Medium For Change

Visual artist Narciso Arguelles seeks to expand the horizon with border art.

 

Photo by J. Christopher Little.

Photo by J. Christopher Little.

Narciso Arguelles is an Oklahoma visual artist who uses any art medium necessary to dictate the issues that are important to indigenous, Latino and Chicano people. With, Agruelles jokes, his “perfect Chicano credentials,” he seeks to educate people with his work, which he calls “border art.” Arguelles teaches at Oklahoma City Community College and the Oklahoma City Museum of Art.

How has your experience as a Mexican-American influenced your art?

I describe myself as a Chicano artist. A Chicano recognizes and celebrates the indigenous side of our culture with Aztec and Mayan references. Being a Chicano also celebrates the European or Latino side of who we are, so you see Spanish references in our art, too. The third aspect we celebrate is the mixture of the indigenous and the Spanish: “Mestizo.” For example, I sometimes use Day of the Dead imagery in my art, which has its origins in Aztec religion, and it was mixed with Roman Catholic traditions.

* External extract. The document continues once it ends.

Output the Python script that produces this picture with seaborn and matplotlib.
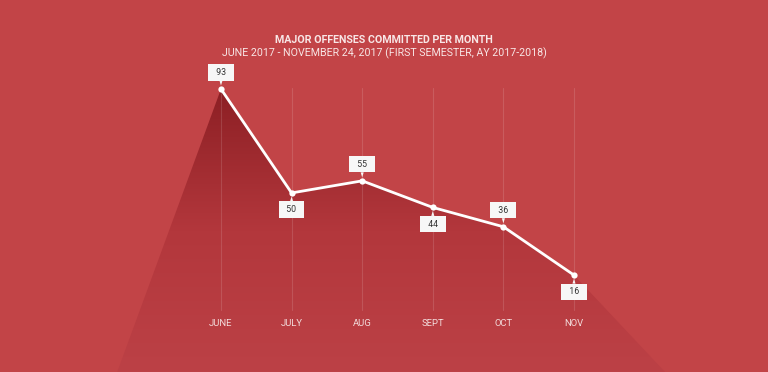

What does the term “border art” mean?

Border art describes the art movement that developed around the U.S. and Mexico border around the early ‘90s. My people were dealing with issues of immigration, poverty and racism. Border art provided an interesting metaphor about living on the edge of society and acceptance.

It seems that whenever there is a problem with the U.S. economy, undocumented workers [become the] scapegoats. Border art developed organically as a way to educate people and protest injustices with the goal to bring about economic change, cultural inclusion and understanding.

What projects are you currently working on, and what are your artistic goals for 2015?

I am working on two big projects for 2014. I co-curated an art exhibit with the world-renowned graphic designer David Carson that opened in January at Mainsite Gallery in Norman. The exhibit, Balance: Art + Design, is a group show of graphic designers in Oklahoma.

The second big exhibit (under the working title The Occupied) will be at Living Arts of Tulsa in May. The artwork, based on photography, will document Latino cultures as well as Native American peoples – historically disenfranchised groups in Oklahoma.

My artist goals are the same every year. The goal is to change the world for the better. Sounds like a lofty goal or like a dream, I know, but the little impact that I have in my little part of the world is my motivation.